The dominant one again was Kentucky’s John Calipari, who has both 270,000 followers and is one of the few coaches who even looked to engage during the Tournament (he even posted a picture of the late Jimmy Breslin, after the longtime columnist passed away Sunday).
The next closest coach was Virginia Tech’s Buzz Williams with just under 5,000, adding a mix of fun pictures that gave those followers a good look into his personality.
-Some like Minnesota’s Richard Pitino, have their photos behind a secure wall (as do others like Portland’s Terry Porter, an interesting idea in just letting key people…like recruits…in).
-Others like Wake Forest’s Danny Manning and Sweet Sixteen entrant Steve Alford of UCLA have accounts but have never used them to actively post. They look like they are monitoring others while not participating in the outward game.
-One of the most engaged in Middle Tennessee’s Kermit Davis, a regular poster now out of the field which leaves, Coach Cal as the only coach left in the field using Instagram effectively.
So what’s the deal? The social space is a growing place for engagement, where coaches can engage directly with not just recruits but with fans as well. Yet the engagement level is almost nonexistent. Football, with bigger budgets and bigger staffs, seems to use social much better than hoops. Basketball teams also tend to let the school take the lead on engaging with team or sports specific sites, vs. having a personal touch from a coach.
Is there potential to grow this? For sure. Coaches like Texas’ Shaka Smart seem to be getting it, and as the Longhorns rise from the ashes they may use social (Smart is engaged in Instagram but not yet in Twitter) as a way to get them an extra edge. Also, coaching is a repetitive business, so if it works for one others will follow.
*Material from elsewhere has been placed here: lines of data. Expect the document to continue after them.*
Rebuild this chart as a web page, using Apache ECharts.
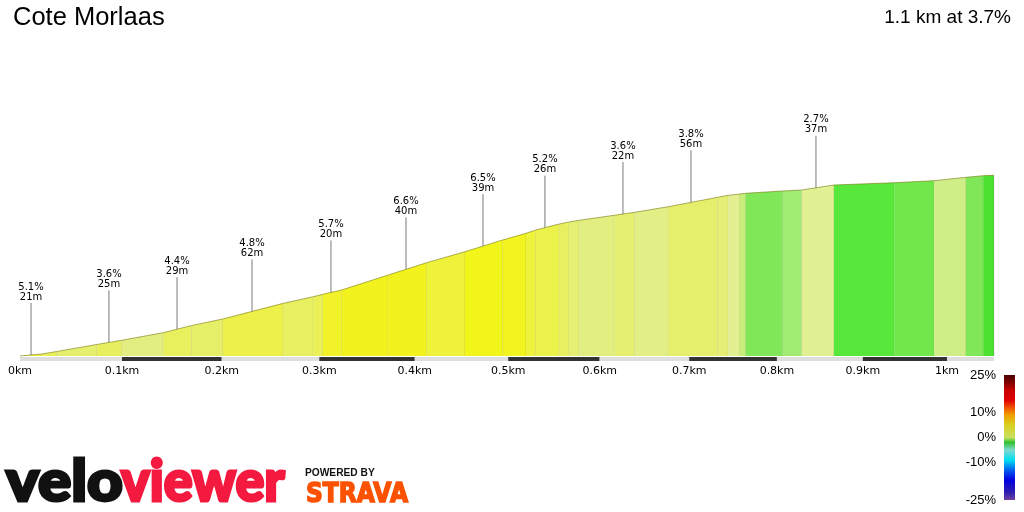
<!DOCTYPE html>
<html>
<head>
<meta charset="utf-8">
<title>Cote Morlaas</title>
<script src="https://cdn.jsdelivr.net/npm/echarts@6/dist/echarts.min.js"></script>
<style>
html, body { margin: 0; padding: 0; background: #fff; }
#chart { width: 1024px; height: 512px; }
</style>
</head>
<body>
<div id="chart"></div>
<script>
// segment boundaries along the climb
const distKm = [0, 0.0211, 0.0357, 0.0750, 0.0997, 0.1411, 0.1696, 0.2010, 0.2628, 0.2938,
  0.3035, 0.3232, 0.3720, 0.4126, 0.4535, 0.4940, 0.5193, 0.5298, 0.5556, 0.5665,
  0.5775, 0.6162, 0.6388, 0.6764, 0.7322, 0.7443, 0.7576, 0.7641, 0.8066, 0.8286,
  0.8662, 0.9371, 0.9847, 1.0228, 1.0437, 1.0567]
// height above the start, metres
const elevM = [0, 0.44, 1.0, 2.56, 3.49, 5.18, 6.78, 8.22, 11.71, 13.18,
  13.71, 14.67, 18.0, 20.73, 23.18, 25.78, 27.27, 28.0, 29.33, 29.78,
  30.16, 31.27, 31.93, 33.18, 35.27, 35.71, 36.0, 36.16, 36.67, 36.89,
  38.0, 38.51, 38.96, 39.71, 40.07, 40.15]
// gradient colour of each segment
const segColors = ['#eef03c', '#e8ef5a', '#e5ef6e', '#e8ef5e', '#e2ee82', '#e8f05e', '#e6ef68',
  '#ecf048', '#e8ef60', '#eaf055', '#f2f228', '#f2f21e', '#f2f21c', '#eef23a', '#f2f51a',
  '#f2f420', '#eef23a', '#ebf24a', '#e8f060', '#e5ef72', '#e2ef80', '#e5ef70', '#e2ef86',
  '#e6ef6c', '#e5ef75', '#e2f092', '#c8ee7a', '#80e858', '#a0ec72', '#e0f092', '#58e83c',
  '#70e84c', '#d0ee88', '#80e858', '#4ce030']

// section callouts
const labelKm = [0.0107, 0.0871, 0.1549, 0.2308, 0.3121, 0.3907, 0.4728, 0.5399, 0.6258, 0.7020, 0.8452]
const labelGrad = ['5.1%', '3.6%', '4.4%', '4.8%', '5.7%', '6.6%', '6.5%', '5.2%', '3.6%', '3.8%', '2.7%']
const labelLen = ['21m', '25m', '29m', '62m', '20m', '40m', '39m', '26m', '22m', '56m', '37m']

const tickKm = [0, 0.1, 0.2, 0.3, 0.4, 0.5, 0.6, 0.7, 0.8, 0.9, 1]
const legendTicks = [25, 10, 0, -10, -25]

// the profile is drawn in slight perspective, so km are squeezed towards the end
const persp = 0.1127
const proj = d => d * (1 + persp) / (1 + persp * d)
const unproj = p => p / ((1 + persp) - persp * p)

const elevAt = d => {
  for (let i = 0; i < distKm.length - 1; i++) {
    if (d <= distKm[i + 1]) {
      const t = (d - distKm[i]) / (distKm[i + 1] - distKm[i])
      return elevM[i] + t * (elevM[i + 1] - elevM[i])
    }
  }
  return elevM[elevM.length - 1]
}

const segData = segColors.map((c, i) => [distKm[i], distKm[i + 1], elevM[i], elevM[i + 1], i])
const barEdges = tickKm.concat([distKm[distKm.length - 1]])
const barData = barEdges.slice(0, -1).map((d, i) => [d, barEdges[i + 1], i])
const calloutData = labelKm.map((d, i) => [d, elevAt(d), i])

const chart = echarts.init(document.getElementById('chart'))

const legendTop = 375
const legendH = 125
const legendY = v => legendTop + (25 - v) / 50 * legendH

const option = {
  animation: false,
  backgroundColor: '#fff',
  grid: { left: 20, right: 21.4, top: 131, bottom: 156 },
  xAxis: {
    type: 'value',
    min: 0,
    max: 1.06,
    axisLine: { show: false },
    axisTick: { show: false },
    splitLine: { show: false },
    axisLabel: {
      customValues: tickKm.map(proj),
      formatter: v => +unproj(v).toFixed(1) + 'km',
      fontFamily: 'DejaVu Sans',
      fontSize: 11,
      color: '#000',
      margin: 10
    }
  },
  yAxis: {
    type: 'value',
    min: 0,
    max: 50,
    show: false
  },
  series: [
    {
      type: 'custom',
      name: 'profile',
      data: segData,
      renderItem: (params, api) => {
        const d0 = proj(api.value(0)), d1 = proj(api.value(1))
        const t0 = api.coord([d0, api.value(2)])
        const t1 = api.coord([d1, api.value(3)])
        const b0 = api.coord([d0, 0])
        const b1 = api.coord([d1, 0])
        return {
          type: 'group',
          children: [
            {
              type: 'polygon',
              shape: { points: [b0, t0, t1, b1] },
              style: { fill: segColors[api.value(4)] }
            },
            {
              type: 'line',
              shape: { x1: t1[0], y1: t1[1], x2: b1[0], y2: b1[1] },
              style: { stroke: 'rgba(0,0,0,0.13)', lineWidth: 1 }
            },
            {
              type: 'line',
              shape: { x1: t0[0], y1: t0[1], x2: t1[0], y2: t1[1] },
              style: { stroke: 'rgba(110,110,0,0.55)', lineWidth: 1 }
            }
          ]
        }
      }
    },
    {
      type: 'custom',
      name: 'kmbar',
      data: barData,
      renderItem: (params, api) => {
        const a = api.coord([proj(api.value(0)), 0])
        const b = api.coord([proj(api.value(1)), 0])
        return {
          type: 'rect',
          shape: { x: a[0], y: a[1] + 1, width: b[0] - a[0], height: 4 },
          style: { fill: api.value(2) % 2 ? '#333' : '#dedede' }
        }
      }
    },
    {
      type: 'custom',
      name: 'callouts',
      data: calloutData,
      renderItem: (params, api) => {
        const p = api.coord([proj(api.value(0)), api.value(1)])
        const i = api.value(2)
        return {
          type: 'group',
          children: [
            {
              type: 'line',
              shape: { x1: p[0], y1: p[1], x2: p[0], y2: p[1] - 52 },
              style: { stroke: '#7a7a7a', lineWidth: 1 }
            },
            {
              type: 'text',
              x: p[0],
              y: p[1] - 53,
              style: {
                text: labelGrad[i] + '\n' + labelLen[i],
                align: 'center',
                verticalAlign: 'bottom',
                fontFamily: 'DejaVu Sans',
                fontSize: 10,
                lineHeight: 10,
                fill: '#000'
              }
            }
          ]
        }
      }
    }
  ],
  graphic: [
    {
      type: 'text', left: 13, top: 5,
      style: { text: 'Cote Morlaas', fontFamily: 'Liberation Sans', fontSize: 25.5, fill: '#000' }
    },
    {
      type: 'text', right: 13, top: 8,
      style: { text: '1.1 km at 3.7%', fontFamily: 'Liberation Sans', fontSize: 19, fill: '#000' }
    },
    {
      type: 'rect',
      shape: { x: 1004, y: legendTop, width: 11, height: legendH },
      style: {
        fill: new echarts.graphic.LinearGradient(0, 0, 0, 1, [
          { offset: 0, color: '#4a0000' },
          { offset: 0.06, color: '#800000' },
          { offset: 0.12, color: '#c80000' },
          { offset: 0.2, color: '#e00000' },
          { offset: 0.26, color: '#f05000' },
          { offset: 0.32, color: '#f0a000' },
          { offset: 0.4, color: '#d8d020' },
          { offset: 0.5, color: '#c8e060' },
          { offset: 0.54, color: '#30c030' },
          { offset: 0.6, color: '#80d8d0' },
          { offset: 0.68, color: '#00e0f0' },
          { offset: 0.76, color: '#0060f0' },
          { offset: 0.84, color: '#0000e0' },
          { offset: 0.94, color: '#3020b0' },
          { offset: 1, color: '#7040a0' }
        ])
      }
    },
    ...legendTicks.map(v => ({
      type: 'text',
      x: 996,
      y: legendY(v),
      style: {
        text: v + '%', align: 'right', verticalAlign: 'middle',
        fontFamily: 'Liberation Sans', fontSize: 13, fill: '#000'
      }
    })),
    {
      type: 'text', x: 6, y: 511, scaleX: 1.07,
      style: {
        text: 'velo', fontFamily: 'Lato', fontWeight: 900, fontSize: 58, fill: '#111',
        stroke: '#111', lineWidth: 3, verticalAlign: 'bottom'
      }
    },
    {
      type: 'text', x: 121, y: 511, scaleX: 0.93,
      style: {
        text: 'viewer', fontFamily: 'Lato', fontWeight: 900, fontSize: 58, fill: '#f4193f',
        stroke: '#f4193f', lineWidth: 3, verticalAlign: 'bottom'
      }
    },
    {
      type: 'text', x: 305, y: 468, scaleX: 1.02,
      style: { text: 'POWERED BY', fontFamily: 'Liberation Sans', fontWeight: 'bold', fontSize: 10, fill: '#111' }
    },
    {
      type: 'text', x: 306, y: 482, scaleX: 0.9,
      style: {
        text: 'STRAVA', fontFamily: 'DejaVu Sans', fontWeight: 'bold', fontSize: 26, fill: '#fc5200',
        stroke: '#fc5200', lineWidth: 1.5
      }
    }
  ]
}

chart.setOption(option)
window.addEventListener('resize', () => chart.resize())
</script>
</body>
</html>
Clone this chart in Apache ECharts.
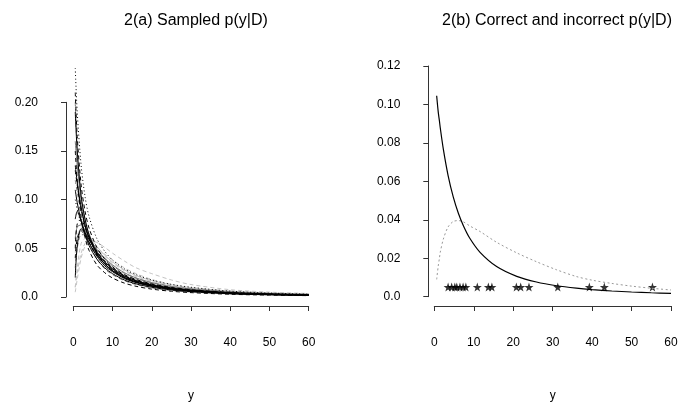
<!DOCTYPE html>
<html>
<head>
<meta charset="utf-8">
<script src="https://cdn.jsdelivr.net/npm/echarts@6/dist/echarts.min.js"></script>
<style>html,body{margin:0;padding:0;background:#fff}#c{width:693px;height:415px}</style>
</head>
<body>
<div id="c"></div>
<script>
// ---------- data ----------
var titleLeft = '2(a) Sampled p(y|D)';
var titleRight = '2(b) Correct and incorrect p(y|D)';
var xName = 'y';
var xTicks = [0, 10, 20, 30, 40, 50, 60];
var leftYTicks = ['0.0', '0.05', '0.10', '0.15', '0.20'];
var rightYTicks = ['0.0', '0.02', '0.04', '0.06', '0.08', '0.10', '0.12'];

// left panel: sampled predictive densities
var leftX = [0.5, 1, 2, 3, 4, 6, 8, 10, 13, 16, 20, 25, 30, 40, 50, 60];
var sH5  = [0.005, 0.018, 0.040, 0.052, 0.055, 0.051, 0.044, 0.038, 0.030, 0.024, 0.0180, 0.0130, 0.0095, 0.0060, 0.0042, 0.0030];
var sH9  = [0.010, 0.030, 0.055, 0.060, 0.058, 0.050, 0.042, 0.035, 0.027, 0.021, 0.0160, 0.0120, 0.0091, 0.0057, 0.0039, 0.0028];
var sH10 = [0.010, 0.025, 0.045, 0.055, 0.058, 0.056, 0.051, 0.045, 0.037, 0.030, 0.024, 0.0175, 0.0128, 0.0075, 0.0050, 0.0036];
var sH8  = [0.045, 0.062, 0.070, 0.068, 0.063, 0.052, 0.043, 0.036, 0.028, 0.022, 0.0168, 0.0125, 0.0096, 0.0061, 0.0042, 0.0031];
var sD6  = [0.120, 0.108, 0.088, 0.073, 0.062, 0.047, 0.037, 0.030, 0.023, 0.018, 0.0137, 0.0101, 0.0078, 0.0050, 0.0034, 0.0025];
var sH4  = [0.030, 0.050, 0.064, 0.064, 0.059, 0.048, 0.039, 0.032, 0.0245, 0.0193, 0.0147, 0.0109, 0.0083, 0.0052, 0.0036, 0.0026];
var sD9  = [0.200, 0.150, 0.098, 0.072, 0.057, 0.039, 0.029, 0.023, 0.0168, 0.0128, 0.0094, 0.0068, 0.0052, 0.0032, 0.0022, 0.0016];
var sD4  = [0.160, 0.135, 0.100, 0.079, 0.065, 0.047, 0.036, 0.029, 0.022, 0.017, 0.0128, 0.0094, 0.0072, 0.0045, 0.0031, 0.0022];
var sH6  = [0.060, 0.072, 0.074, 0.068, 0.061, 0.049, 0.040, 0.033, 0.025, 0.0196, 0.0148, 0.0109, 0.0083, 0.0052, 0.0036, 0.0026];
var sD1  = [0.235, 0.190, 0.135, 0.103, 0.083, 0.060, 0.047, 0.038, 0.029, 0.023, 0.0175, 0.013, 0.010, 0.006, 0.004, 0.003];
var sD2  = [0.210, 0.165, 0.115, 0.088, 0.071, 0.051, 0.039, 0.031, 0.023, 0.018, 0.0135, 0.0098, 0.0075, 0.0047, 0.0032, 0.0023];
var sD3  = [0.190, 0.150, 0.104, 0.080, 0.064, 0.045, 0.034, 0.027, 0.020, 0.0155, 0.0115, 0.0083, 0.0063, 0.0039, 0.0027, 0.0019];
var sD5  = [0.130, 0.115, 0.090, 0.073, 0.061, 0.045, 0.035, 0.028, 0.021, 0.0163, 0.0122, 0.0089, 0.0068, 0.0042, 0.0029, 0.0021];
var sD7  = [0.110, 0.097, 0.078, 0.064, 0.053, 0.039, 0.030, 0.024, 0.0175, 0.0135, 0.0100, 0.0072, 0.0055, 0.0034, 0.0023, 0.0017];
var sD8  = [0.100, 0.090, 0.075, 0.064, 0.055, 0.043, 0.034, 0.028, 0.021, 0.0165, 0.0125, 0.0092, 0.0071, 0.0045, 0.0031, 0.0023];
var sD10 = [0.135, 0.118, 0.092, 0.074, 0.061, 0.044, 0.034, 0.027, 0.020, 0.0153, 0.0113, 0.0082, 0.0062, 0.0038, 0.0026, 0.0019];
var sD11 = [0.150, 0.120, 0.082, 0.061, 0.048, 0.033, 0.025, 0.0195, 0.0143, 0.011, 0.0081, 0.0059, 0.0045, 0.0028, 0.0019, 0.0014];
var sH1  = [0.080, 0.088, 0.078, 0.066, 0.056, 0.042, 0.032, 0.026, 0.019, 0.0148, 0.011, 0.008, 0.0061, 0.0038, 0.0026, 0.0019];
var sH2  = [0.050, 0.075, 0.080, 0.071, 0.062, 0.047, 0.037, 0.030, 0.022, 0.017, 0.0128, 0.0093, 0.0071, 0.0044, 0.0030, 0.0022];
var sH3  = [0.020, 0.052, 0.070, 0.066, 0.059, 0.046, 0.036, 0.029, 0.0215, 0.0166, 0.0124, 0.0090, 0.0068, 0.0042, 0.0029, 0.0021];
var sH7  = [0.040, 0.060, 0.068, 0.063, 0.056, 0.043, 0.034, 0.027, 0.020, 0.0155, 0.0115, 0.0084, 0.0064, 0.0040, 0.0027, 0.0020];

// right panel
var rightX       = [0.6, 1.0, 1.3, 1.5, 2.3, 3.5, 4.8, 6.1, 7.4, 9, 11.6, 15.8, 20.9, 25.9, 31, 36, 40, 45, 50, 55, 60];
var correctDens  = [0.1045, 0.0960, 0.0914, 0.0880, 0.0766, 0.0630, 0.0519, 0.0434, 0.0368, 0.0304, 0.0231, 0.0157, 0.0106, 0.00763, 0.0057, 0.00442, 0.00367, 0.00297, 0.00245, 0.00205, 0.00174];
var wrongDens    = [0.0090, 0.0160, 0.0200, 0.0230, 0.0300, 0.0363, 0.0391, 0.0396, 0.0389, 0.0368, 0.0339, 0.0283, 0.0228, 0.0182, 0.0140, 0.0105, 0.0086, 0.0069, 0.0055, 0.0044, 0.0035];
var obsY   = [3.5, 4.4, 5.2, 5.7, 6.5, 7.3, 8.0, 10.9, 13.7, 14.6, 20.8, 21.9, 24.0, 31.3, 39.3, 43.1, 55.3];
var obsLevel = 0.005;

// ---------- styles (kept separate from data) ----------
var BLACK = '#000', GRAY = '#777', LIGHT = '#c4c4c4';
var DASH = [4, 3], DOT = [1, 2.5], SOLID = 'solid';
var leftSeriesDefs = [
  [sH5, LIGHT, DASH], [sH9, LIGHT, DASH], [sH10, LIGHT, DASH], [sH8, LIGHT, SOLID],
  [sD6, GRAY, DASH], [sH4, GRAY, DASH], [sD9, GRAY, DASH], [sD4, GRAY, SOLID], [sH6, GRAY, SOLID],
  [sD1, BLACK, DOT], [sD2, BLACK, DASH], [sD3, BLACK, SOLID], [sD5, BLACK, DASH], [sD7, BLACK, SOLID],
  [sD8, BLACK, DOT], [sD10, BLACK, SOLID], [sD11, BLACK, DASH], [sH1, BLACK, SOLID], [sH2, BLACK, DASH],
  [sH3, BLACK, SOLID], [sH7, BLACK, DASH]
];

function pairs(xs, ys) { return xs.map(function (x, i) { return [x, ys[i]]; }); }

var FONT = '"Liberation Sans", Arial, Helvetica, sans-serif';
var starPath = 'path://M10 0 L12.35 6.76 L19.51 6.91 L13.8 11.24 L15.88 18.09 L10 14 L4.12 18.09 L6.2 11.24 L0.49 6.91 L7.65 6.76 Z';

function xAxisDef(gi, offset) {
  return {
    type: 'value', gridIndex: gi, min: xTicks[0], max: xTicks[xTicks.length - 1], interval: 10,
    offset: offset, splitLine: { show: false },
    axisLine: { show: true, onZero: false, lineStyle: { color: '#333', width: 1 } },
    axisTick: { show: true, length: 5, lineStyle: { color: '#333' } },
    axisLabel: { margin: 31, color: '#000', fontSize: 12, fontFamily: FONT },
    name: xName, nameLocation: 'middle', nameGap: 84,
    nameTextStyle: { color: '#000', fontSize: 12, fontFamily: FONT }
  };
}
function yAxisDef(gi, offset, max, interval, labels) {
  return {
    type: 'value', gridIndex: gi, min: 0, max: max, interval: interval,
    offset: offset, splitLine: { show: false },
    axisLine: { show: true, onZero: false, lineStyle: { color: '#333', width: 1 } },
    axisTick: { show: true, length: 5, lineStyle: { color: '#333' } },
    axisLabel: { margin: 28, color: '#000', fontSize: 12, fontFamily: FONT,
      formatter: function (v) { return labels[Math.round(v / interval)]; } }
  };
}

var series = leftSeriesDefs.map(function (d) {
  return {
    type: 'line', xAxisIndex: 0, yAxisIndex: 0, data: pairs(leftX, d[0]),
    showSymbol: false, smooth: 0.3, clip: false, silent: true,
    lineStyle: { color: d[1], width: 1, type: d[2] }
  };
});
series.push({
  type: 'line', xAxisIndex: 1, yAxisIndex: 1, data: pairs(rightX, wrongDens),
  showSymbol: false, smooth: 0.3, silent: true,
  lineStyle: { color: '#999', width: 1, type: [2, 2.5] }
});
series.push({
  type: 'line', xAxisIndex: 1, yAxisIndex: 1, data: pairs(rightX, correctDens),
  showSymbol: false, smooth: 0.3, silent: true,
  lineStyle: { color: '#000', width: 1.2 }
});
series.push({
  type: 'scatter', xAxisIndex: 1, yAxisIndex: 1,
  data: obsY.map(function (v) { return [v, obsLevel]; }),
  symbol: starPath, symbolSize: 9, silent: true,
  itemStyle: { color: '#000' }
});

var chart = echarts.init(document.getElementById('c'), null, { renderer: 'canvas' });
chart.setOption({
  animation: false,
  backgroundColor: '#fff',
  title: [
    { text: titleLeft, left: 191, top: 8, textAlign: 'center',
      textStyle: { fontSize: 16, fontWeight: 'normal', color: '#000', fontFamily: FONT } },
    { text: titleRight, left: 552, top: 8, textAlign: 'center',
      textStyle: { fontSize: 16, fontWeight: 'normal', color: '#000', fontFamily: FONT } }
  ],
  grid: [
    { left: 73.3, top: 102.3, width: 235.4, height: 194.7 },
    { left: 434.3, top: 66, width: 236.7, height: 230.7 }
  ],
  xAxis: [xAxisDef(0, 9), xAxisDef(1, 9.3)],
  yAxis: [yAxisDef(0, 7.3, 0.20, 0.05, leftYTicks), yAxisDef(1, 6, 0.12, 0.02, rightYTicks)],
  series: series
});
</script>
</body>
</html>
Coach Calipari’s extensive social work has made him the measuring stick, so why, for a low coast, would not other rising coaches use the platforms available to engage and give all an inside look?
It must be authentic. It cannot be an insincere push for tickets and for rallying students but it is a head scratcher that it…the social scene…is so ineffectively used by basketball coaches. Maybe there is a fear, but the best coaches are teachers, and who better to teach the right way to engage in the social space than the biggest names in hoops? That says nothing about the gains in the business space from a socially engaged coach as well.
Maybe it is still early in the game for a generation of head coaches used to doing it one way, and for schools that have yet to see the value. What will be interesting to see is who breaks through to join the Wildcats coach; the disruptor who gets it and shares the appropriate content, and wins the recruiting and the branding war. We obviously aren’t’ there for this go-round, but maybe, just maybe we will be in the next few years.
It doesn’t take much to win a game so few are in, let’s see who notices.